• What is asked
In the data below, locate each line with the word "code" and list it.

-- Start Records shown --

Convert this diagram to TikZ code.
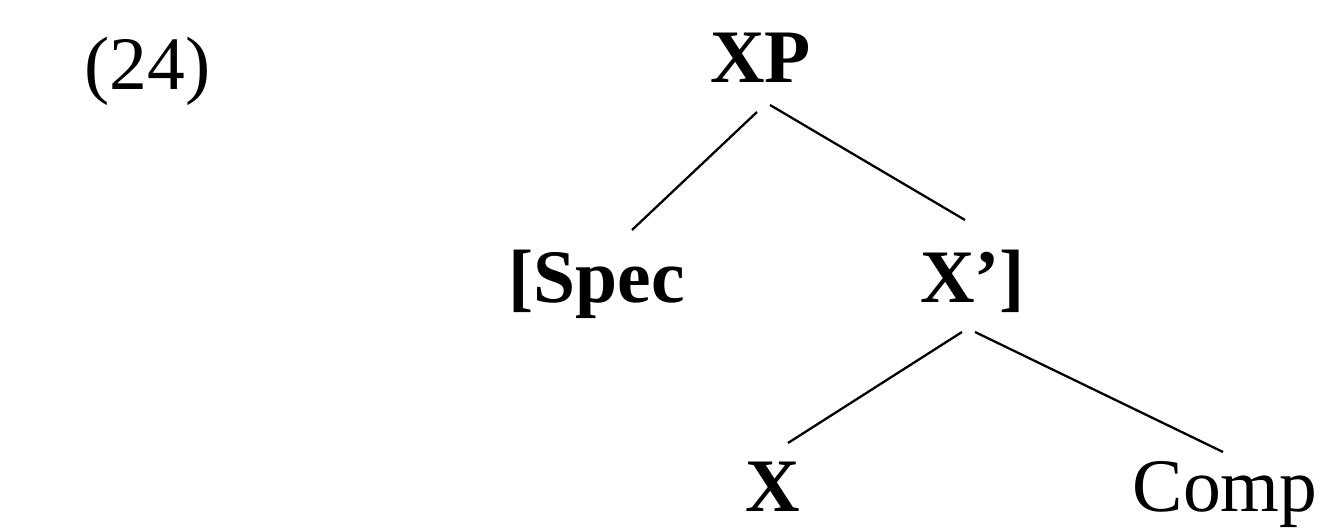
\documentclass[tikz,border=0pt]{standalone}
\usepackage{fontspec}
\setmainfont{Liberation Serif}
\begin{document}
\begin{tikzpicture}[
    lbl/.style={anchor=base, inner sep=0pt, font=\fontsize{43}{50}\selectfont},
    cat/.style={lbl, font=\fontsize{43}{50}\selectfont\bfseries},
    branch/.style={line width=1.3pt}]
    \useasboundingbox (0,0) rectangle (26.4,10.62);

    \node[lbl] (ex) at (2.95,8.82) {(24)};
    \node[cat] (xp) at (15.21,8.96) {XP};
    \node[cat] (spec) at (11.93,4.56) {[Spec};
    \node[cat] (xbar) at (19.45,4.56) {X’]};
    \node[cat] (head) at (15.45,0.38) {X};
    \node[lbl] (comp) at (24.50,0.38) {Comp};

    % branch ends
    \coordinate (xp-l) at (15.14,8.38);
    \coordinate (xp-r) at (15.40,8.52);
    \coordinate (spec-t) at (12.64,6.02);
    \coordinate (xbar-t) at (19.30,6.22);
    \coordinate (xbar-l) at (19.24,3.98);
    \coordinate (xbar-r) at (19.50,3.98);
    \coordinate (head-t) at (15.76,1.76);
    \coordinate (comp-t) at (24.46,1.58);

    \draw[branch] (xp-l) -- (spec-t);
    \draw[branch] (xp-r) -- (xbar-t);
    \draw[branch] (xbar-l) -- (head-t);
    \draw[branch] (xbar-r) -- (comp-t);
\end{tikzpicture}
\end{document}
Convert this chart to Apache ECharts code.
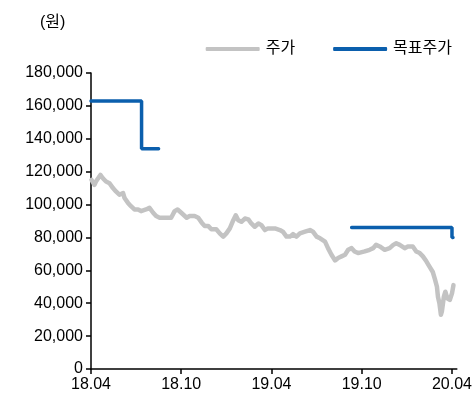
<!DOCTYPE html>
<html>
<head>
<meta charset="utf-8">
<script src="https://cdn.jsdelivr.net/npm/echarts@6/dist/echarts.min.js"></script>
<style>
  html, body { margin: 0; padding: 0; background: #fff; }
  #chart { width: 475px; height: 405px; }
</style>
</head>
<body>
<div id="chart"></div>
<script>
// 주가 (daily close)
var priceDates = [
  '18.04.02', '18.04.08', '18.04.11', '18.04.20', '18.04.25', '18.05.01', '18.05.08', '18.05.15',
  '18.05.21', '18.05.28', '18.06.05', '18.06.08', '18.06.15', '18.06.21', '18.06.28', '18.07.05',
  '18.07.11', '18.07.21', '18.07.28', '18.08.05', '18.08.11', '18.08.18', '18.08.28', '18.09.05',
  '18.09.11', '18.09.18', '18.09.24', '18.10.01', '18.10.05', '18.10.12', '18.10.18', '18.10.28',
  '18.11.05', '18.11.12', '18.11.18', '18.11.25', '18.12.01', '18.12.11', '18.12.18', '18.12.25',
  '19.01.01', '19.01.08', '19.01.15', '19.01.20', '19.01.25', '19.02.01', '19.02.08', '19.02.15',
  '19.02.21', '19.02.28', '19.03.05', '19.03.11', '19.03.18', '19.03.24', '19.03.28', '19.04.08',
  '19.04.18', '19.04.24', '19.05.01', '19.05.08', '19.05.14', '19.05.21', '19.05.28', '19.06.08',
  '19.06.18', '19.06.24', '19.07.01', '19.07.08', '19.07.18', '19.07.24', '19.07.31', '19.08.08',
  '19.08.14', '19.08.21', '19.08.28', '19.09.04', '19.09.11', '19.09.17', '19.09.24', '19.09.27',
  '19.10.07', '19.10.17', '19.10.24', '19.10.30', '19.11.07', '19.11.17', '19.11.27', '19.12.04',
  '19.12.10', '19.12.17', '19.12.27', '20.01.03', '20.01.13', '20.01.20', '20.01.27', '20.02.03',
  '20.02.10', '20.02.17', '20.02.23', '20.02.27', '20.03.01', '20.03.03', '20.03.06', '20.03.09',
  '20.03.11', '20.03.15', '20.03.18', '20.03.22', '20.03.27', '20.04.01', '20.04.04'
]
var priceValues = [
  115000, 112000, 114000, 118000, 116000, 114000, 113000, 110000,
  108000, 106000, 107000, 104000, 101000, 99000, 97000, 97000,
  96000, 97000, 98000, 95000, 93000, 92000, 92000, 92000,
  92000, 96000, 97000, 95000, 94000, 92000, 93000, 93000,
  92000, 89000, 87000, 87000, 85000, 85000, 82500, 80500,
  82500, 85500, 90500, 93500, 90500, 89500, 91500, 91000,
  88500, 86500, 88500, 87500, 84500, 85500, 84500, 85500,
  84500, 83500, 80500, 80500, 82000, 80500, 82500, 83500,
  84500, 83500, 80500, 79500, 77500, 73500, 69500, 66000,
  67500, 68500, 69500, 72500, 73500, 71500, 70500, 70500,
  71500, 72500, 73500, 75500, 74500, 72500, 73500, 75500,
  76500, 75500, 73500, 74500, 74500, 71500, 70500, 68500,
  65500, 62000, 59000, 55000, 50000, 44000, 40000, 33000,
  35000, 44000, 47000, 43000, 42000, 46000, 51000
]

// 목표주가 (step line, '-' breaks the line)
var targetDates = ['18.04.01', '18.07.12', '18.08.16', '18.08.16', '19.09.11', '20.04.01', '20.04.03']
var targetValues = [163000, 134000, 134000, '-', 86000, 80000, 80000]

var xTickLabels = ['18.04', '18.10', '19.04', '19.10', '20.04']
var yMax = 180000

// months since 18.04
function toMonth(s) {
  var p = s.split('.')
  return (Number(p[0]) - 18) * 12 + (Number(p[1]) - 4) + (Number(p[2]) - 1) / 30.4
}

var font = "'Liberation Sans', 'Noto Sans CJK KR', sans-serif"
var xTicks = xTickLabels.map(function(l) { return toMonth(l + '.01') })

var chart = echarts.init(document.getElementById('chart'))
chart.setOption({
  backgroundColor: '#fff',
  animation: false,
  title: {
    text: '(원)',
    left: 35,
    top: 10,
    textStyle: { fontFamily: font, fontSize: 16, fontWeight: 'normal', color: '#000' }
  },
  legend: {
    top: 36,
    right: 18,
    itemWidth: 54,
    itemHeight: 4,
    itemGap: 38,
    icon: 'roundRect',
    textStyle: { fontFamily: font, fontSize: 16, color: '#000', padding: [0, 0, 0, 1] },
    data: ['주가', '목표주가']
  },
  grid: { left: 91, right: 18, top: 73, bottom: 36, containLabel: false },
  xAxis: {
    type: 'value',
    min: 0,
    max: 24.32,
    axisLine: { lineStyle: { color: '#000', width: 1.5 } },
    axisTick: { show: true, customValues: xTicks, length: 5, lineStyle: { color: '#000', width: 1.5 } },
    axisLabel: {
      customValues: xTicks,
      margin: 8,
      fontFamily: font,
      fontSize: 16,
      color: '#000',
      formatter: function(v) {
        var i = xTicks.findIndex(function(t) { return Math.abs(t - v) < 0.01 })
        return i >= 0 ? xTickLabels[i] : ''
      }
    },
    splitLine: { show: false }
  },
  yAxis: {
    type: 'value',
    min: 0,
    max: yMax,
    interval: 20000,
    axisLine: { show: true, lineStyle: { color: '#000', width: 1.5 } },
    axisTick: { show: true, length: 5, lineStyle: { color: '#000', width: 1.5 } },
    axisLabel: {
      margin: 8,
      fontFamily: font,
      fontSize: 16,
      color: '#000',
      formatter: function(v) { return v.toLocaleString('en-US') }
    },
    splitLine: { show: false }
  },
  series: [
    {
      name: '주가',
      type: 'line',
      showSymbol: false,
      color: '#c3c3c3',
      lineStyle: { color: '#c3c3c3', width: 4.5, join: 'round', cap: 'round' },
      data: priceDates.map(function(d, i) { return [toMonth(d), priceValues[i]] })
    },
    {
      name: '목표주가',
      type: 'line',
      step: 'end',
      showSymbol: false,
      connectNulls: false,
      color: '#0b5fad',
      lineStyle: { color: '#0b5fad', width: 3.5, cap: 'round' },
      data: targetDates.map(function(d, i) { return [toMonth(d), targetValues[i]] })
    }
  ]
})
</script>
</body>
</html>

-- End Records shown --

• Reply
Convert this diagram to TikZ code.
Convert this chart to Apache ECharts code.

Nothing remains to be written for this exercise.